Feed-forward 3D reconstruction for autonomous driving has advanced rapidly, yet existing methods struggle with the joint challenges of sparse, non-overlapping camera views and complex scene dynamics. We present UniSplat, a general feed-forward framework that learns robust dynamic scene reconstruction through unified latent spatio-temporal fusion. UniSplat constructs a 3D latent scaffold, a structured representation that captures geometric and semantic scene context by leveraging pretrained foundation models. To effectively integrate information across spatial views and temporal frames, we introduce an efficient fusion mechanism that operates directly within the 3D scaffold, enabling consistent spatio-temporal alignment.

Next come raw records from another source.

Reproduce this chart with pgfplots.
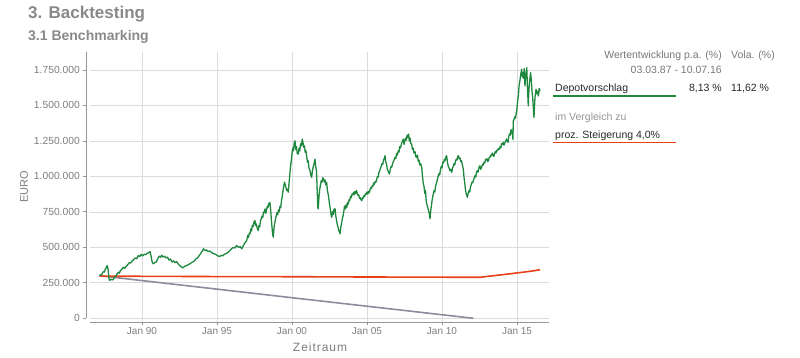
\documentclass[border=0pt]{standalone}
\usepackage{fontspec}
\setmainfont{Liberation Sans}
\usepackage{pgfplots}
\pgfplotsset{compat=1.18}
\definecolor{titlegray}{RGB}{137,137,137}
\definecolor{tickgray}{RGB}{125,125,125}
\definecolor{axisgray}{RGB}{150,150,150}
\definecolor{gridgray}{RGB}{220,220,220}
\definecolor{depotgreen}{RGB}{30,136,62}
\definecolor{benchred}{RGB}{232,65,24}
\definecolor{linegray}{RGB}{140,140,156}
\definecolor{paneltext}{RGB}{40,40,40}
\definecolor{panelgray}{RGB}{120,120,120}
\definecolor{lightgray}{RGB}{150,150,150}
\begin{document}
\begin{tikzpicture}[x=1pt,y=1pt]
\useasboundingbox (0,0) rectangle (800,358);
\begin{axis}[
  at={(90pt,35.5pt)}, anchor=south west,
  scale only axis, width=459pt, height=270.5pt,
  xmin=1986.533, xmax=2017.133,
  ymin=-29.6, ymax=1876.6,
  axis x line*=bottom, axis y line*=left,
  y axis line style={draw=none},
  x axis line style={draw=axisgray, line width=0.8pt},
  tick align=outside, major tick length=3pt,
  xtick={1990,1995,2000,2005,2010,2015},
  xticklabels={Jan 90,Jan 95,Jan 00,Jan 05,Jan 10,Jan 15},
  ytick={0,250,500,750,1000,1250,1500,1750},
  yticklabels={0,250.000,500.000,750.000,1.000.000,1.250.000,1.500.000,1.750.000},
  xtick style={draw=axisgray, line width=0.8pt},
  ytick style={draw=none},
  xticklabel style={font=\fontsize{10}{12}\selectfont, text=tickgray, inner sep=2pt},
  yticklabel style={font=\fontsize{10.3}{12}\selectfont, text=tickgray, inner sep=0pt, xshift=-7pt},
  grid=major,
  major grid style={draw=gridgray, line width=0.7pt},
  clip=false,
]
\addplot[linegray, line width=1.6pt] coordinates {
(1987.17,300) (2000.0,145) (2012.09,0)
};
\addplot[benchred, line width=1.6pt] coordinates {
(1987.17,297) (1995.0,294) (2000.0,293) (2005.0,291) (2012.53,289)
(2013.0,295) (2013.5,301) (2014.0,307) (2014.5,313) (2015.0,320) (2015.5,326) (2016.0,333) (2016.53,342)
};
\addplot[depotgreen, line width=1.3pt, line join=round] coordinates {
(1987.17,300) (1987.25,308) (1987.3,304) (1987.35,318) (1987.45,330) (1987.5,326) (1987.55,345) (1987.62,358) (1987.68,372)
(1987.74,345) (1987.80,280) (1987.85,267) (1987.95,275) (1988.05,270) (1988.15,285) (1988.25,298)
(1988.35,315) (1988.45,325) (1988.5,318) (1988.55,335) (1988.65,345) (1988.75,360) (1988.85,352) (1988.95,368)
(1989.05,378) (1989.15,392) (1989.25,390) (1989.35,405) (1989.45,415) (1989.55,425) (1989.65,420)
(1989.75,443) (1989.85,435) (1989.95,450) (1990.05,440) (1990.15,452) (1990.25,448) (1990.35,458)
(1990.45,462) (1990.53,470) (1990.60,440) (1990.68,395) (1990.75,384) (1990.85,392) (1990.95,396)
(1991.05,420) (1991.15,438) (1991.25,430) (1991.31,445) (1991.4,432) (1991.5,438) (1991.6,425)
(1991.7,431) (1991.8,410) (1991.9,418) (1992.0,396) (1992.1,405) (1992.2,392) (1992.3,400)
(1992.4,385) (1992.5,372) (1992.6,365) (1992.7,356) (1992.8,362) (1992.9,370) (1993.0,372)
(1993.1,380) (1993.2,384) (1993.3,392) (1993.4,398) (1993.5,405) (1993.6,419) (1993.7,425)
(1993.8,440) (1993.9,455) (1994.0,470) (1994.09,490) (1994.2,478) (1994.3,482) (1994.4,470)
(1994.5,475) (1994.65,462) (1994.8,455) (1994.95,448) (1995.05,440) (1995.2,436) (1995.3,445)
(1995.4,440) (1995.5,452) (1995.65,458) (1995.8,470) (1995.95,488) (1996.1,500) (1996.2,495)
(1996.31,513) (1996.45,500) (1996.55,505) (1996.65,490) (1996.75,510) (1996.85,530) (1996.98,548)
(1997.05,585) (1997.1,570) (1997.15,600) (1997.2,595) (1997.25,630) (1997.3,615) (1997.35,655)
(1997.4,645) (1997.47,680) (1997.53,689) (1997.57,655) (1997.62,665) (1997.68,635) (1997.75,618)
(1997.8,655) (1997.85,645) (1997.9,690) (1997.95,700) (1998.0,720) (1998.05,710) (1998.1,750)
(1998.15,745) (1998.2,771) (1998.25,740) (1998.3,760) (1998.35,790) (1998.4,780) (1998.45,810)
(1998.5,800) (1998.53,817) (1998.58,760) (1998.62,700) (1998.66,650) (1998.7,600) (1998.75,571)
(1998.8,640) (1998.85,670) (1998.9,700) (1998.95,720) (1999.0,745) (1999.05,730) (1999.1,765)
(1999.15,750) (1999.2,790) (1999.25,780) (1999.3,830) (1999.35,860) (1999.4,900) (1999.45,930)
(1999.5,960) (1999.55,940) (1999.6,920) (1999.65,900) (1999.7,910) (1999.75,888) (1999.8,950)
(1999.85,1010) (1999.9,1070) (1999.95,1110) (2000.0,1160) (2000.05,1200) (2000.1,1180) (2000.15,1240)
(2000.2,1251) (2000.25,1190) (2000.3,1210) (2000.35,1160) (2000.42,1157) (2000.47,1200) (2000.52,1180)
(2000.57,1230) (2000.63,1215) (2000.68,1263) (2000.73,1240) (2000.78,1205) (2000.83,1215) (2000.88,1170)
(2000.93,1180) (2000.98,1140) (2001.03,1100) (2001.08,1110) (2001.13,1060) (2001.2,1040) (2001.25,1010)
(2001.31,993) (2001.36,1040) (2001.42,1070) (2001.47,1090) (2001.53,1122) (2001.58,1070) (2001.63,1040)
(2001.68,900) (2001.72,780) (2001.75,771) (2001.8,860) (2001.85,910) (2001.9,940) (2001.95,970)
(2002.0,960) (2002.05,990) (2002.1,985) (2002.15,960) (2002.2,975) (2002.25,940) (2002.31,958)
(2002.36,900) (2002.42,870) (2002.47,830) (2002.52,790) (2002.57,760) (2002.62,720) (2002.65,712)
(2002.7,750) (2002.75,730) (2002.8,770) (2002.87,771) (2002.92,720) (2002.97,690) (2003.02,660)
(2003.07,640) (2003.12,615) (2003.17,620) (2003.2,595) (2003.25,640) (2003.3,665) (2003.35,700)
(2003.4,720) (2003.45,750) (2003.5,790) (2003.55,770) (2003.6,800) (2003.65,780) (2003.7,817)
(2003.75,805) (2003.8,835) (2003.85,830) (2003.9,860) (2003.95,850) (2004.0,875) (2004.05,870)
(2004.1,888) (2004.15,870) (2004.2,895) (2004.25,880) (2004.3,900) (2004.35,880) (2004.4,865)
(2004.45,870) (2004.5,845) (2004.55,850) (2004.6,835) (2004.65,829) (2004.7,850) (2004.75,845)
(2004.8,865) (2004.85,860) (2004.9,880) (2004.95,875) (2005.0,890) (2005.05,875) (2005.1,895)
(2005.15,885) (2005.2,905) (2005.25,920) (2005.3,915) (2005.35,935) (2005.4,930) (2005.45,955)
(2005.5,945) (2005.55,965) (2005.6,960) (2005.65,982) (2005.7,1000) (2005.75,995) (2005.8,1030)
(2005.85,1040) (2005.9,1060) (2005.95,1070) (2006.0,1090) (2006.05,1085) (2006.1,1115) (2006.15,1125)
(2006.2,1146) (2006.25,1100) (2006.3,1090) (2006.35,1050) (2006.4,1040) (2006.45,1025) (2006.49,1017)
(2006.55,1050) (2006.6,1070) (2006.65,1065) (2006.7,1090) (2006.75,1100) (2006.8,1115) (2006.87,1134)
(2006.92,1125) (2006.97,1160) (2007.02,1150) (2007.08,1180) (2007.13,1170) (2007.18,1210) (2007.23,1200)
(2007.3,1230) (2007.35,1245) (2007.42,1263) (2007.47,1225) (2007.52,1250) (2007.57,1270) (2007.62,1255)
(2007.67,1290) (2007.72,1275) (2007.77,1298) (2007.82,1250) (2007.87,1270) (2007.92,1230) (2007.98,1228)
(2008.03,1190) (2008.08,1200) (2008.13,1165) (2008.2,1175) (2008.25,1140) (2008.31,1134) (2008.36,1150)
(2008.42,1105) (2008.47,1115) (2008.52,1080) (2008.58,1090) (2008.65,1063) (2008.7,1000) (2008.75,950)
(2008.8,930) (2008.85,880) (2008.9,900) (2008.95,820) (2009.0,800) (2009.05,780) (2009.1,759)
(2009.15,740) (2009.2,701) (2009.25,760) (2009.3,800) (2009.35,840) (2009.42,876) (2009.47,900)
(2009.52,890) (2009.57,930) (2009.62,950) (2009.68,970) (2009.75,1005) (2009.8,1020) (2009.85,1010)
(2009.9,1050) (2009.95,1070) (2010.0,1060) (2010.05,1100) (2010.1,1095) (2010.15,1120) (2010.2,1110)
(2010.25,1135) (2010.31,1146) (2010.36,1100) (2010.42,1070) (2010.47,1060) (2010.52,1040) (2010.58,1050)
(2010.65,1028) (2010.7,1060) (2010.75,1070) (2010.8,1090) (2010.85,1080) (2010.9,1110) (2010.95,1120)
(2011.0,1115) (2011.05,1140) (2011.09,1146) (2011.15,1125) (2011.2,1130) (2011.25,1105) (2011.3,1110)
(2011.36,1080) (2011.42,1052) (2011.47,990) (2011.52,950) (2011.57,900) (2011.62,875) (2011.69,853)
(2011.74,880) (2011.8,900) (2011.85,890) (2011.9,930) (2011.95,940) (2012.0,960) (2012.05,955)
(2012.09,970) (2012.15,990) (2012.2,1005) (2012.25,995) (2012.3,1030) (2012.35,1040) (2012.4,1030)
(2012.47,1065) (2012.53,1075) (2012.58,1050) (2012.63,1060) (2012.7,1085) (2012.75,1080) (2012.8,1100)
(2012.85,1095) (2012.9,1120) (2012.95,1115) (2013.0,1125) (2013.05,1105) (2013.1,1110) (2013.15,1135)
(2013.2,1134) (2013.25,1150) (2013.3,1145) (2013.35,1165) (2013.4,1150) (2013.45,1140) (2013.5,1160)
(2013.55,1175) (2013.6,1165) (2013.65,1185) (2013.7,1180) (2013.75,1195) (2013.8,1190) (2013.87,1210)
(2013.92,1200) (2013.97,1230) (2014.02,1225) (2014.08,1240) (2014.13,1220) (2014.18,1235) (2014.25,1250)
(2014.31,1263) (2014.36,1245) (2014.4,1240) (2014.45,1280) (2014.5,1300) (2014.55,1290) (2014.6,1330)
(2014.65,1310) (2014.7,1300) (2014.73,1260) (2014.75,1390) (2014.8,1400) (2014.85,1420) (2014.9,1410)
(2014.95,1450) (2014.98,1462) (2015.03,1520) (2015.09,1567) (2015.14,1640) (2015.2,1680) (2015.25,1720)
(2015.31,1755) (2015.35,1700) (2015.4,1730) (2015.44,1690) (2015.48,1760) (2015.53,1638) (2015.57,1690)
(2015.6,1720) (2015.65,1767) (2015.68,1680) (2015.7,1600) (2015.73,1550) (2015.75,1497) (2015.78,1580)
(2015.82,1650) (2015.87,1700) (2015.91,1731) (2015.95,1680) (2016.0,1600) (2016.04,1560) (2016.08,1500)
(2016.13,1415) (2016.17,1500) (2016.2,1560) (2016.24,1590) (2016.27,1614) (2016.31,1590) (2016.35,1580)
(2016.39,1600) (2016.42,1567) (2016.45,1590) (2016.48,1620) (2016.53,1600)
};
\end{axis}
% separated y axis line and ticks
\draw[axisgray, line width=0.8pt] (86,39.7) -- (86,306);
\foreach \k in {0,...,7} {
  \draw[axisgray, line width=0.8pt] (82.5,{39.7+\k*35.47}) -- (86,{39.7+\k*35.47});
}
% titles
\node[anchor=base west, inner sep=0pt, text=titlegray, font=\bfseries\fontsize{17}{20}\selectfont] at (28,339) {3. Backtesting};
\node[anchor=base west, inner sep=0pt, text=titlegray, font=\bfseries\fontsize{14}{16}\selectfont] at (28,317) {3.1 Benchmarking};
% axis titles
\node[inner sep=0pt, text=tickgray, font=\fontsize{12}{14}\selectfont\addfontfeature{LetterSpace=8}] at (320,11) {Zeitraum};
\node[inner sep=0pt, text=tickgray, rotate=90, font=\fontsize{11}{13}\selectfont] at (24,171) {EURO};
% right panel
\node[anchor=base east, inner sep=0pt, text=panelgray, font=\fontsize{10.5}{12}\selectfont] at (722,299) {Wertentwicklung p.a. (\%)};
\node[anchor=base west, inner sep=0pt, text=panelgray, font=\fontsize{10.5}{12}\selectfont] at (731,299) {Vola. (\%)};
\node[anchor=base east, inner sep=0pt, text=panelgray, font=\fontsize{10.5}{12}\selectfont] at (722,284.7) {03.03.87 - 10.07.16};
\node[anchor=base west, inner sep=0pt, text=paneltext, font=\fontsize{10.5}{12}\selectfont] at (555,266.3) {Depotvorschlag};
\node[anchor=base east, inner sep=0pt, text=paneltext, font=\fontsize{10.5}{12}\selectfont] at (722,266.3) {8,13 \%};
\node[anchor=base west, inner sep=0pt, text=paneltext, font=\fontsize{10.5}{12}\selectfont] at (731,266.3) {11,62 \%};
\draw[depotgreen, line width=1.5pt] (553,262) -- (676,262);
\node[anchor=base west, inner sep=0pt, text=lightgray, font=\fontsize{10.5}{12}\selectfont] at (555,237) {im Vergleich zu};
\node[anchor=base west, inner sep=0pt, text=paneltext, font=\fontsize{10.5}{12}\selectfont] at (555,219) {proz. Steigerung 4,0\%};
\draw[benchred, line width=1pt] (553,215.3) -- (676,215.3);
\end{tikzpicture}
\end{document}
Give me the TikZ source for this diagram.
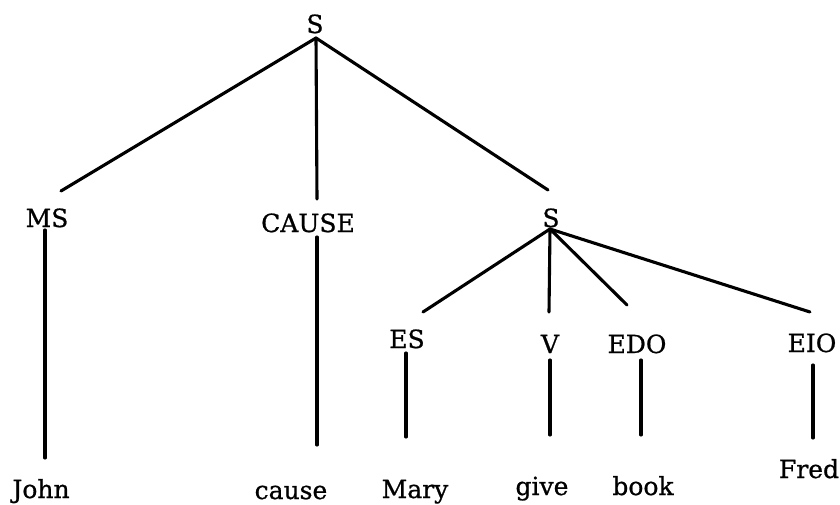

To ensure complete and detailed reconstructions, we design a dual-branch decoder that generates dynamic-aware Gaussians from the fused scaffold by combining point-anchored refinement with voxel-based generation, and maintain a persistent memory of static Gaussians to enable streaming scene completion beyond current camera coverage. Extensive experiments on real-world datasets demonstrate that UniSplat achieves state-of-the-art performance in novel view synthesis, while providing robust and high-quality renderings even for viewpoints outside the original camera coverage.

Paper Structure

This paper contains 13 sections, 11 equations, 3 figures, 6 tables.

Figures (3)

  • Figure 1: Overview of UniSplat. Given multi-camera images from vehicle-mounted cameras, UniSplat leverages foundation models to construct geometry-semantic aware 3D latent scaffolds, where unified spatio-temporal fusion is performed. From this scaffold, a dual-branch decoder generates dynamic-aware Gaussian primitives using both point anchors and voxel centers, with dynamic filtering maintaining a persistent memory of static scene content. The red boxes highlight a dynamic car that is filtered out in our memory module (best viewed when zoomed in).
  • Figure 2: Qualitative comparisons on the Waymo dataset. Our method yields more detailed and consistent geometry than existing works. Red boxes indicate artifacts. Best viewed zoomed in.
  • Figure 3: Qualitative results of scene completion on the Waymo dataset. Top: Aggregated scene without dynamic filtering, where red boxes indicate ghosting artifacts caused by accumulating the dynamic car. Bottom: Our method, equipped with dynamic-aware Gaussians, completes unobserved regions due to limited sensor coverage and bridges cross-camera gaps while avoiding dynamic artifacts. The predicted dynamic masks used for filtering are shown for reference.